681—695. Хореическая система.Хор женщин.
696—705. Хореические тетраметры.Предводительница женщин.
Часть IV.
Стихи 706—979.
706—780. Ямбические триметры.Упразднительница Войска и женщины.
781—806. Хореическая система.Хор стариков.
807—828. Хореическая система.Хор женщин.
829—979. Ямбические триметры.Ослепительная и ее муж.
Часть V.
Стихи 980—1216.
980—1013. Ямбические триметры.Спартанский и афинский вестники.
1014—1072. Хореическая система.Полухория объединенного хора.
1073—1188. Ямбические триметры.Спартанские и афииские послы Упразднительница Войска.
1189—1216. Хореическая система.Полухория объединенного хора.
Эпилог.Стихи 1217—1320. Ямбические триметры и лирические системы.Все.
В схеме указаны лишь основные размеры. Размеры, встречающиеся как дополнительные к основным, в целях упрощения таблицы, не приняты во внимание.

 

И вот, — я и здесь только спрашиваю читателя: возможно ли допустить даже мысль, что только-что разобранный «Наилучший Осветитель Нравов» написал 44 таких развязных (и длинных) комедий не иначе как шипом от розы на кленовых листках, когда в счастливой древней Греции бегали еще за своими стадами голенькие аркадские пастушки и пастушки, когда не было еще известно скорописи и даже писчей бумаги, изобретенной маврами лишь в средние века?

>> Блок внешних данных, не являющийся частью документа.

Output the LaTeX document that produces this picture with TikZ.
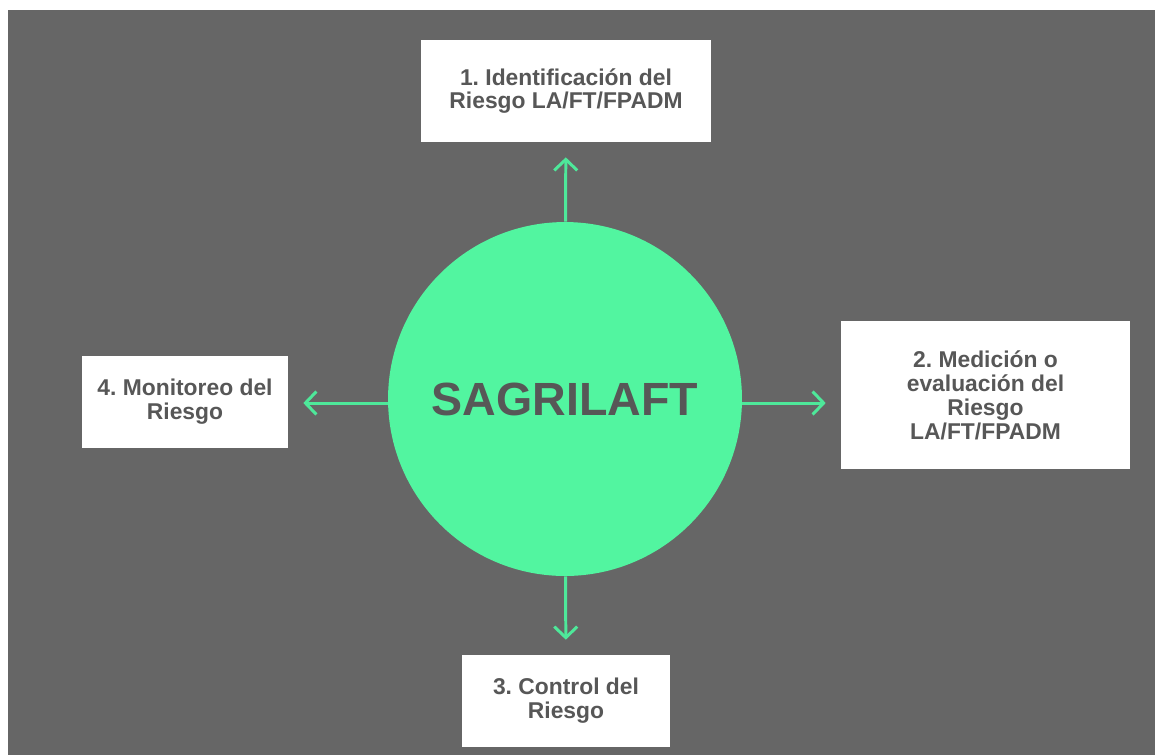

Можно ли себе представить, что и тогда на театральной сцене с художественными декорациями пелись песенки, подобные вложенной здесь в уста Победно-Прекрасной:

«Ах! что же сделать можем мы разумного

И славного, мы женщины, нарядницы,

В шафрановых платочках, привередницы,

В оборочках ненецких, в полутуфельках»?

И не правдоподобнее ли здесь хореоямбические четверостишия из оды стариков в этой самой комедии:

«Как много дивного нас ждет

В долгой, долгой жизни!

Ну кто б поверил, Стримодор,

В то, что тут случилось?»

Мне кажется, достаточно прочесть любую из классических комедий после того, как ознакомишься хотя бы только с Бокаччио и Раблэ, для того, чтобы увидеть, что это изделия той же Эпохи, и что прямая линия, соединяющая, по удачному выражению Пиотровского, такого рода комедии с однородными по стилю и содержанию произведениями и апокрифами Эпохи Возрождения, не так невероятно длинна, как это думают до сих пор, а наоборот — очень коротенькая.